"La peau de l'autre", premier roman traduit en français de l'écrivain américain David Carkeet, constitue une véritable pépite pour lecteur amateur de périple loufoque et burlesque mâtiné de comédie policière à la manière de Donald Westlake, c'est-à-dire avec un double effet Kiss Cool garanti.
De surcroît, par sa peinture de la condition humaine dans l'Amérique profonde, elle lorgne résolument du côté de "la conjuration des imbéciles" de John Kennedy Toole, ce qui n'est pas rien.
Dans le cadre d'une intrigue habilement ficelée aux invraisemblables rebondissements en cascade de feuilleton littéraire à la Eugène Sue ou à la Dumas, et néanmoins porteuse d'un vrai et subtil questionnement métaphysique, David Carkeet procède à l'hybridation réussie de trois thématiques : l'usurpation d'identité, le rite de passage vers l'âge adulte et la stéréotypie régionale avec l'imagerie d'Epinal qui colle aux habitants du Vermont, petit état rural du nord-est des États-Unis voisin de Québec, à travers un microcosme de véritables pieds nickelés.
Au coeur de cette farce au tragique burlesque, épopée rocambolesque, drame hilarant de la bêtise, course-poursuite loufoque à la Marx Brothers et comédie à l'humour jubilatoire, un personnage d'anti-héros pas piqué des hannetons.
A première vue, Denny Braintree est un homme à la quarantaine très enrobée, dont le poids dépasse le quintal et demie, prototype de l'américain obèse qui s'assume ("Je me sens bien dans ma peau. Pourquoi est-ce que je devrais m'en faire ? Ce n'est pas comme si je devais courir plus vite que des animaux sauvages pour survivre ? Du moment que je peux utiliser le drive-through du Burger King").

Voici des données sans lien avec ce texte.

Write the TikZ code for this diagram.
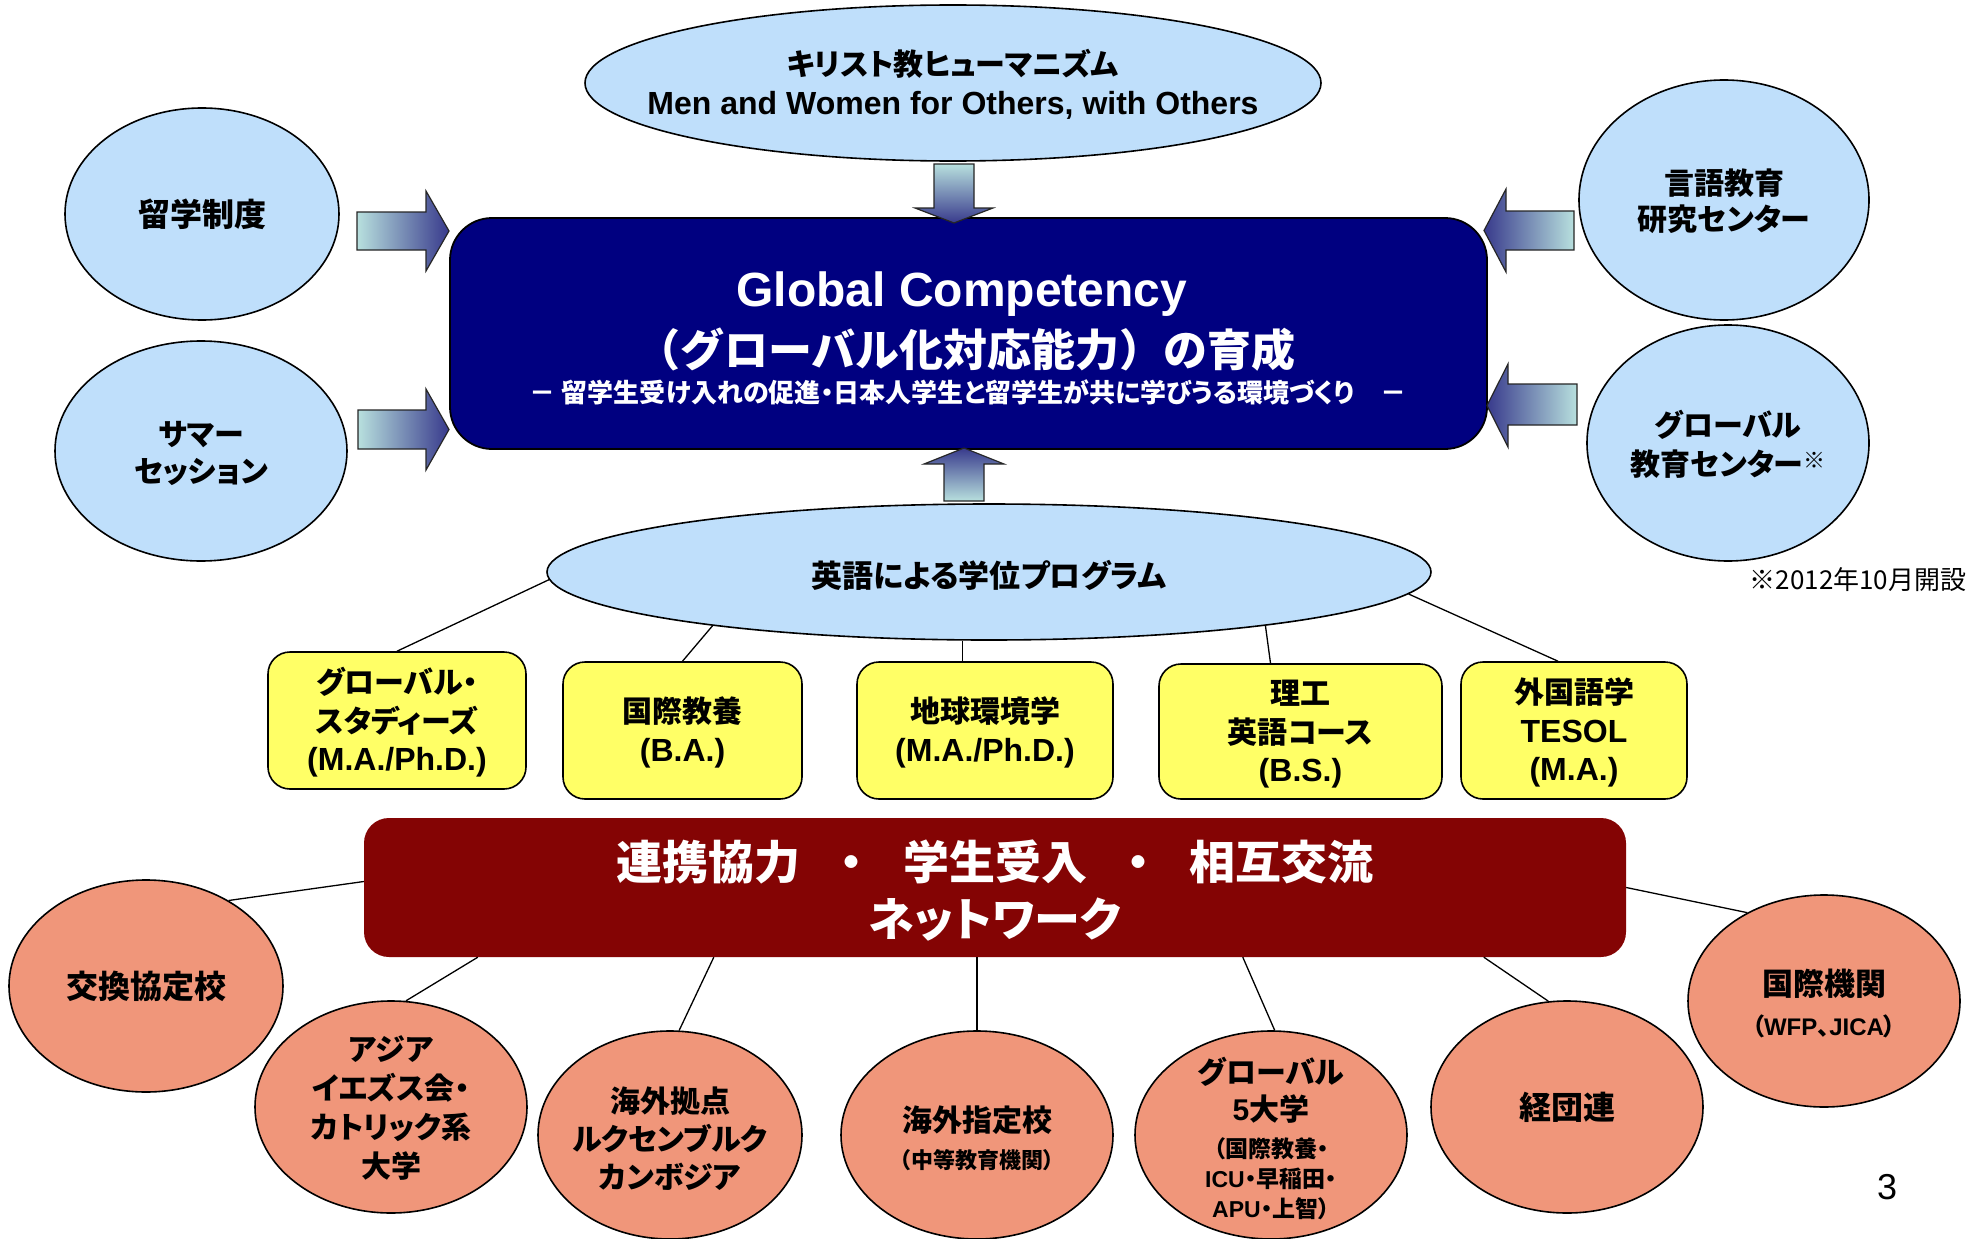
\documentclass[tikz,border=0pt]{standalone}
\usepackage{fontspec}
\setmainfont{Liberation Sans}
\newfontfamily\jp{Noto Sans CJK JP}[RawFeature=+palt]
\newfontfamily\jpw{Noto Sans CJK JP}
\newfontfamily\latf{Liberation Sans}
\newcommand\lat[1]{{\latf #1}}
\newcommand\fs[2]{\fontsize{#1}{#2}\selectfont}
\newcommand\tup{\rule{0pt}{30pt}}
\usetikzlibrary{shapes.geometric}
\definecolor{lblue}{RGB}{191,223,251}
\definecolor{navybox}{RGB}{0,0,128}
\definecolor{ybox}{RGB}{255,255,102}
\definecolor{redbox}{RGB}{132,4,4}
\definecolor{salmon}{RGB}{240,150,122}
\definecolor{arlight}{RGB}{184,224,222}
\definecolor{ardark}{RGB}{56,58,140}
\tikzset{
  bell/.style={ellipse, draw=black, line width=1.6pt, fill=lblue, inner sep=0pt},
  sell/.style={ellipse, draw=black, line width=1.6pt, fill=salmon, inner sep=0pt},
  mainbox/.style={rectangle, rounded corners=42pt, draw=black, line width=1.8pt, fill=navybox},
  yb/.style={rectangle, rounded corners=22pt, draw=black, line width=1.6pt, fill=ybox, align=center, inner sep=0pt, font={\jp\bfseries\fs{30}{38.5}}},
  netbox/.style={rectangle, rounded corners=25pt, fill=redbox, align=center, inner sep=0pt, text=white, font={\jp\bfseries\fs{46}{57}}},
  tx/.style={inner sep=0pt, align=center, font={\jp\bfseries\fs{30}{37}}},
  con/.style={draw=black, line width=1.3pt},
  blk/.style={draw=black!85, line width=1.2pt}
}
\begin{document}
\begin{tikzpicture}[x=1pt,y=-1pt]
\fill[white] (0,0) rectangle (1976,1239);
\useasboundingbox (0,0) rectangle (1976,1239);

% ---- blue ellipses
\node[bell, minimum width=736, minimum height=156] (hum) at (953,83) {};
\node[bell, minimum width=274, minimum height=212] (ryu) at (202,214) {};
\node[bell, minimum width=292, minimum height=220] (sum) at (201,451) {};
\node[bell, minimum width=290, minimum height=240] (gen) at (1724,200) {};
\node[bell, minimum width=282, minimum height=236] (glo) at (1728,443) {};

% ---- degree programme boxes
\node[yb, minimum width=258, minimum height=137] (b1) at (397,720.5) {\tup グローバル・\\スタディーズ\\{\latf\fs{32}{38.5}(M.A./Ph.D.)}};
\node[yb, minimum width=239, minimum height=137] (b2) at (682.5,730.5) {\tup 国際教養\\{\latf\fs{32}{38.5}(B.A.)}};
\node[yb, minimum width=256, minimum height=137] (b3) at (985,730.5) {\tup 地球環境学\\{\latf\fs{32}{38.5}(M.A./Ph.D.)}};
\node[yb, minimum width=283, minimum height=135] (b4) at (1300.5,731.5) {\tup 理工\\英語コース\\{\latf\fs{32}{38.5}(B.S.)}};
\node[yb, minimum width=226, minimum height=137] (b5) at (1574,730.5) {\tup 外国語学\\{\latf\fs{32}{38.5}TESOL}\\{\latf\fs{32}{38.5}(M.A.)}};

\node[bell, minimum width=884, minimum height=136] (eng) at (989,572) {};
\draw[con] (eng.181) -- (b1.north);
\draw[con] (eng.191) -- (b2.north);
\draw[con] (eng.249) -- (eng.249 |- b3.north);
\draw[con] (eng.349) -- ([xshift=-30pt]b4.north);
\draw[con] (eng.357) -- ([xshift=-16pt]b5.north);

% ---- main box
\node[mainbox, minimum width=1037, minimum height=231] (gc) at (968.5,333.5) {};

% ---- network box and circles
\node[netbox, minimum width=1262, minimum height=139] (net) at (995,887.5) {\rule{0pt}{46pt}連携協力\hspace{40pt}・\hspace{40pt}学生受入\hspace{40pt}・\hspace{40pt}相互交流\\ネットワーク};
\node[sell, minimum width=274, minimum height=212] (c1) at (146,986) {};
\node[sell, minimum width=272, minimum height=212] (c2) at (391,1107) {};
\node[sell, minimum width=264, minimum height=208] (c3) at (670,1135) {};
\node[sell, minimum width=272, minimum height=208] (c4) at (977,1135) {};
\node[sell, minimum width=272, minimum height=208] (c5) at (1271,1135) {};
\node[sell, minimum width=272, minimum height=212] (c6) at (1567,1107) {};
\node[sell, minimum width=272, minimum height=212] (c7) at (1824,1001) {};
\draw[con] ([yshift=6pt]net.west) -- (c1.46);
\draw[con] ([xshift=114pt]net.south west) -- (c2.82);
\draw[con] ([xshift=350pt]net.south west) -- (c3.85);
\draw[con] (c4.north) -- (c4.north |- net.south);
\draw[con] ([xshift=879pt]net.south west) -- (c5.88);
\draw[con] ([xshift=1120pt]net.south west) -- (c6.100);
\draw[con] (net.east) -- (c7.131);

% ---- block arrows
\shadedraw[blk, top color=arlight, bottom color=ardark] (934,164) -- (974,164) -- (974,208) -- (993,208) -- (954,223) -- (915,208) -- (934,208) -- cycle;
\shadedraw[blk, top color=ardark, bottom color=arlight] (944,501) -- (984,501) -- (984,464) -- (1004,464) -- (964,448) -- (924,464) -- (944,464) -- cycle;
\shadedraw[blk, left color=arlight, right color=ardark] (357,212) -- (426,212) -- (426,191) -- (449,231) -- (426,271) -- (426,250) -- (357,250) -- cycle;
\shadedraw[blk, left color=arlight, right color=ardark] (358,410) -- (426,410) -- (426,389) -- (449,429.5) -- (426,470) -- (426,449) -- (358,449) -- cycle;
\shadedraw[blk, left color=ardark, right color=arlight] (1574,211) -- (1506,211) -- (1506,189) -- (1484,230.5) -- (1506,272) -- (1506,250) -- (1574,250) -- cycle;
\shadedraw[blk, left color=ardark, right color=arlight] (1577,384) -- (1508,384) -- (1508,364) -- (1487,405.5) -- (1508,447) -- (1508,425) -- (1577,425) -- cycle;

% ---- texts
\node[tx, font={\jp\bfseries\fs{30}{39}}] (humT) at (953,84) {キリスト教ヒューマニズム\\{\latf\fs{32}{39}Men and Women for Others, with Others}};
\node[tx, font={\jp\bfseries\fs{32}{37}}] (ryuT) at (ryu) {留学制度};
\node[tx] (sumT) at (201,453) {サマー\\セッション};
\node[tx, font={\jp\bfseries\fs{30}{36}}] (genT) at (1724,201) {言語教育\\研究センター};
\node[tx, font={\jp\bfseries\fs{30}{39}}] (gloT) at (1728,444) {グローバル\\教育センター{\fs{22}{39}\raisebox{7pt}{※}}};
\node[tx, font={\jp\bfseries\fs{31}{37}}] (engT) at (989,575) {英語による学位プログラム};
\node[tx, text=white, font={\latf\bfseries\fs{48}{52}}] (gc1) at (962,294) {Global Competency};
\node[tx, text=white, font={\jpw\bfseries\fs{44}{50}}] (gc2) at (966,350) {（グローバル化対応能力）の育成};
\node[tx, text=white, font={\jp\bfseries\fs{26}{30}}] (gc3) at (968,392) {－ 留学生受け入れの促進・日本人学生と留学生が共に学びうる環境づくり　－};
\node[tx, font={\jp\fs{26}{30}}] (noteT) at (1858,580) {※2012年10月開設};

\node[tx, font={\jp\bfseries\fs{32}{37}}] (c1T) at (c1) {交換協定校};
\node[tx, font={\jp\bfseries\fs{30}{39}}] (c2T) at (391,1108) {アジア\\イエズス会・\\カトリック系\\大学};
\node[tx, font={\jp\bfseries\fs{30}{38}}] (c3T) at (670,1139) {海外拠点\\ルクセンブルク\\カンボジア};
\node[tx] (c4T) at (977,1138) {海外指定校\\{\fs{22}{37}（中等教育機関）}};
\node[tx] (c5T) at (1271,1139) {グローバル\\\lat{5}大学\\{\fs{23}{30}（国際教養・}\\[-7pt]{\fs{23}{30}\lat{ICU}・早稲田・}\\[-7pt]{\fs{23}{30}\lat{APU}・上智）}};
\node[tx, font={\jp\bfseries\fs{32}{37}}] (c6T) at (c6) {経団連};
\node[tx, font={\jp\bfseries\fs{31}{40}}] (c7T) at (1824,1003) {国際機関\\{\fs{24}{40}（\lat{WFP}、\lat{JICA}）}};
\node[tx, font={\latf\fs{36}{40}}] (pg) at (1887,1187) {3};
\end{tikzpicture}
\end{document}
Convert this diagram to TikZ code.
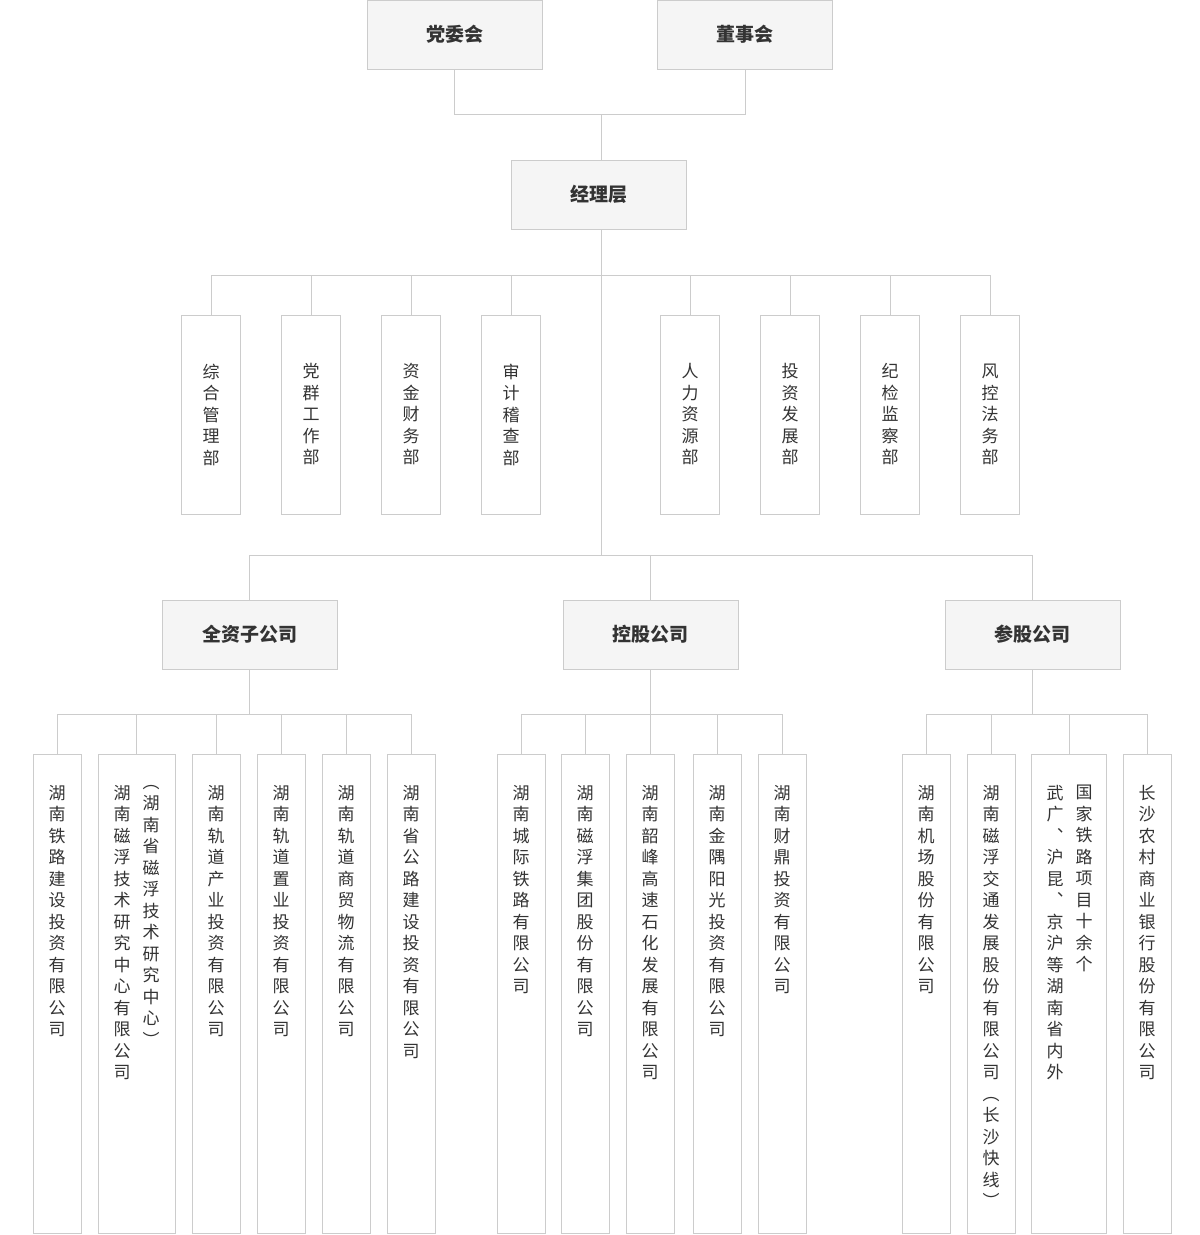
\documentclass[tikz,border=0pt]{standalone}
\usepackage{fontspec}
\newfontfamily\cjk{Noto Sans CJK SC}
\makeatletter
\def\vt#1{\vbox{\baselineskip=21.5pt\@tfor\c:=#1\do{\hbox to 18pt{\hss\c\hss}}}}
\makeatother
\definecolor{ln}{HTML}{CCCCCC}
\definecolor{tx}{HTML}{333333}
\definecolor{hf}{HTML}{F5F5F5}
\begin{document}
\begin{tikzpicture}[x=1pt,y=-1pt,
 hbox/.style={draw=ln,fill=hf,minimum width=175,minimum height=69,inner sep=0,font=\cjk\fontsize{19}{19}\selectfont\bfseries,text=tx},
 dbox/.style={draw=ln,fill=white,minimum width=59,minimum height=199,inner sep=0},
 lbox/.style={draw=ln,fill=white,minimum height=479,inner sep=0},
 vtxt/.style={inner sep=0,font=\cjk\fontsize{17}{17}\selectfont,text=tx},
 conn/.style={draw=ln,line width=0.8pt}]
\useasboundingbox (0,0) rectangle (1200,1235);
% top
\node[hbox] (dw) at (454.5,34.5) {党委会};
\node[hbox] (ds) at (745,34.5) {董事会};
\node[hbox] (jl) at (598.5,194.5) {经理层};
\coordinate (j1) at (601,114);
\draw[conn] (dw.south) |- (j1);
\draw[conn] (ds.south) |- (j1);
\draw[conn] (j1) -- (601,160);
% departments
\coordinate (b2) at (601,275);
\coordinate (b3) at (601,555);
\draw[conn] (601,229) -- (b3);
\foreach \x/\t [count=\i] in {211/综合管理部,311/党群工作部,411/资金财务部,511/审计稽查部,690/人力资源部,790/投资发展部,890/纪检监察部,990/风控法务部}{
  \node[dbox] (d\i) at (\x,414.5) {};
  \node[vtxt] at (\x,414.5) {\expandafter\vt\expandafter{\t}};
  \draw[conn] (d\i.north) |- (b2);
}
% groups
\node[hbox] (g1) at (249.5,634.5) {全资子公司};
\node[hbox] (g2) at (650.5,634.5) {控股公司};
\node[hbox] (g3) at (1032.5,634.5) {参股公司};
\draw[conn] (g1.north) |- (b3);
\draw[conn] (g3.north) |- (b3);
\draw[conn] (g2.north) -- (650.5,555) -- (b3);
\coordinate (c1) at (249.5,714);
\coordinate (c2) at (650.5,714);
\coordinate (c3) at (1032.5,714);
\draw[conn] (g1.south) -- (c1);
\draw[conn] (g2.south) -- (c2);
\draw[conn] (g3.south) -- (c3);
% leaf boxes
\foreach \x/\w/\k [count=\i] in {57/48/1,136.5/77/1,216/48/1,281/48/1,346/48/1,411/48/1,521/48/2,585/48/2,650/48/2,717/48/2,782/48/2,926/48/3,991/48/3,1069/75/3,1147/48/3}{
  \node[lbox,minimum width=\w] (n\i) at (\x,993.5) {};
  \draw[conn] (n\i.north) |- (c\k);
}
\def\tp{785}
\node[vtxt,anchor=north] at (57,\tp) {\vt{湖南铁路建设投资有限公司}};
\node[vtxt,anchor=north] at (122,\tp) {\vt{湖南磁浮技术研究中心有限公司}};
\node[vtxt,anchor=north] at (151,\tp) {\vt{︵湖南省磁浮技术研究中心︶}};
\node[vtxt,anchor=north] at (216,\tp) {\vt{湖南轨道产业投资有限公司}};
\node[vtxt,anchor=north] at (281,\tp) {\vt{湖南轨道置业投资有限公司}};
\node[vtxt,anchor=north] at (346,\tp) {\vt{湖南轨道商贸物流有限公司}};
\node[vtxt,anchor=north] at (411,\tp) {\vt{湖南省公路建设投资有限公司}};
\node[vtxt,anchor=north] at (521,\tp) {\vt{湖南城际铁路有限公司}};
\node[vtxt,anchor=north] at (585,\tp) {\vt{湖南磁浮集团股份有限公司}};
\node[vtxt,anchor=north] at (650,\tp) {\vt{湖南韶峰高速石化发展有限公司}};
\node[vtxt,anchor=north] at (717,\tp) {\vt{湖南金隅阳光投资有限公司}};
\node[vtxt,anchor=north] at (782,\tp) {\vt{湖南财鼎投资有限公司}};
\node[vtxt,anchor=north] at (926,\tp) {\vt{湖南机场股份有限公司}};
\node[vtxt,anchor=north] at (991,\tp) {\vt{湖南磁浮交通发展股份有限公司︵长沙快线︶}};
\node[vtxt,anchor=north] at (1084,\tp) {\vt{国家铁路项目十余个}};
\node[vtxt,anchor=north] at (1055,\tp) {\vt{武广︑沪昆︑京沪等湖南省内外}};
\node[vtxt,anchor=north] at (1147,\tp) {\vt{长沙农村商业银行股份有限公司}};
\end{tikzpicture}
\end{document}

Journaliste caractériel dans une revue consacrée au modélisme au titre évocateur de "Modéliste Intrépide", il est lui-même féru de maquettes de chemin de fer, passion qui sert de medium à son égotisme despotique de dominer son petit monde.
Victime d'une sortie de route dans le Vermont, le bonhomme un peu sonné fait une halte dans un hôtel local où, suite à un changement de chambre, il reçoit la visite d'une femme largement avinée, petite amie de l'occupant initial, et fortement en verve qui, faute de grives on mange des merles, lui propose la botte.
Mais cigarettes et préservatifs obligent et quand il revient de ses emplettes, la dame a tout simplement disparu et le voilà soupçonné de meurtre, au demeurant sans cadavre. Traqué par la police, il ne doit son salut qu'à son physique induisant la confusion identitaire d'un des policiers qui le prend pour une célébrité locale, surnommée Homer, qui a brutalement quitté la ville il y a trois ans.
De l'acquiescement salvateur à l'usurpation d'identité, il n'y a qu'un pas pour Denny qui se voit immergé dans un tout petit monde "comme une ville de maquette de train pleine de personnages" dans lequel il va pouvoir satisfaire son insatiable curiosité et, affabulateur patenté, donner libre cours son irrépressible pratique du mensonge éhonté.
Commence alors un challenge infernal qui prend l'allure d'un parcours d'obstacles doublé d'un exercice de funambule sans filet pour échapper à la prison, s'inventer une mémoire à partir de bribes conversationnelles, convaincre les hésitants et/ou suspicieux qui remarquent certaines différences, et surtout défendre sa double peau pour déjouer les manoeuvres non seulement de ceux qui veulent lui faire porter le meurtre de la femme de l'hôtel mais également de ceux qui ont vent du secret de son double.
Et comment faire face à l'épouse d'Homer ou comment fera-t-il face au vrai Homer ? Denny Braintree s'amuse comme un petit fou, comme le lecteur, même s'il a des sueurs froides.